As a consequence, with the goal of inhibiting crystal growth by the cerium oxide, CZ composite oxides or solid solutions provided by the addition of zirconium oxide in addition to cerium oxide are in wide use as oxygen storage materials (for example, JP 2009-648 A). However, the low-temperature catalytic activity of the catalyst post-durability testing has still not been satisfactory even using a CZ composite oxide.
Japanese Patent Application Publication No. 10-202102 (JP 10-202102 A) thus discloses for the first time a technology that uses an oxygen storage material in the form of an aluminum (Al)-cerium (Ce)-zirconium (Zr) composite oxide produced from metal alkoxide. According to JP 10-202102 A, this Al—Ce—Zr composite oxide is formed of small primary particles provided by mixing Ce and Zr with Al to uniformity at an atomic or molecular level, and a catalyst having Pt and Rh supported on a support that contains the Al—Ce—Zr composite oxide exhibits a greater inhibition of the OSC drop post-durability testing than a catalyst having Pt and Rh supported on a support in with alumina is simply mixed with a CZ composite oxide.
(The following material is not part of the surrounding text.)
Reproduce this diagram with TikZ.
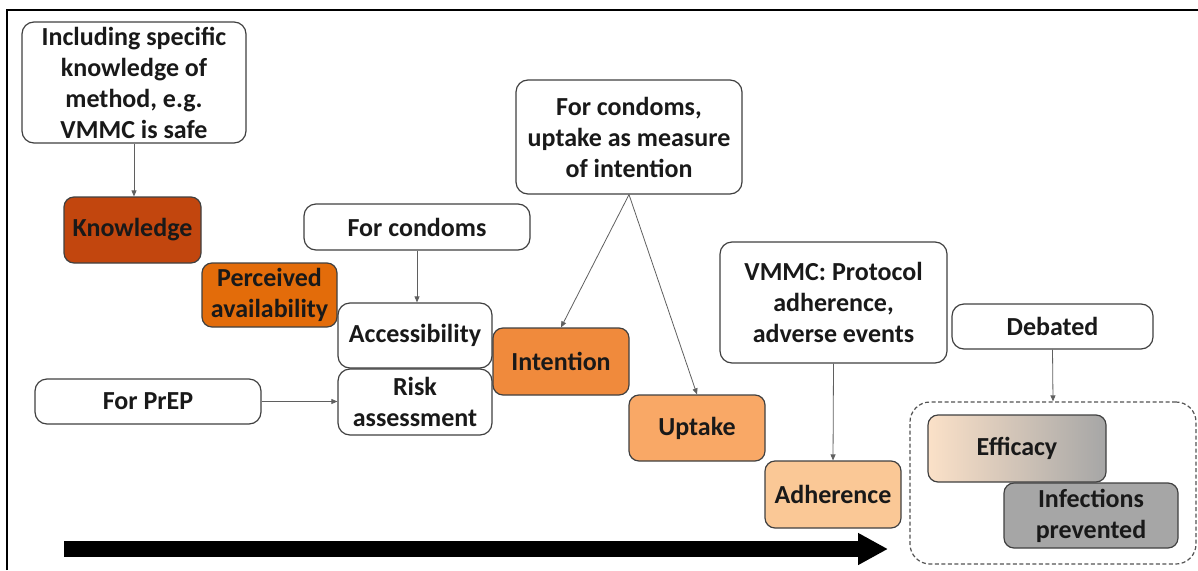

Additional improvements in purification performance are desired for these exhaust gas purification catalysts. In particular, after durability testing by exposure to high-temperature exhaust gas, these catalysts exhibit a substantial drop in catalytic activity from their initial level. For a cerium oxide-containing support loaded with a noble metal catalyst, one cause of this substantial drop in catalytic activity is believed to be that the OSC of the catalyst after use in high-temperature durability testing exhibits a substantial decline from the OSC in initial use. As noted above, one reason for the drop in the OSC after durability testing is the advance in crystal growth by cerium oxide in high temperature regions.
Moreover, accompanying the strengthening of fuel economy requirements in recent years, the exhaust gas temperatures of not only diesel engines but also gasoline engines are trending downward. For example, the gasoline engine in a hybrid vehicle experiences very frequent operation under low temperature conditions. Accordingly, it has become critical that the catalytic activity also not be reduced at low temperatures. However, the previously described exhaust gas purification catalysts have not had a satisfactory low-temperature activity post-durability testing.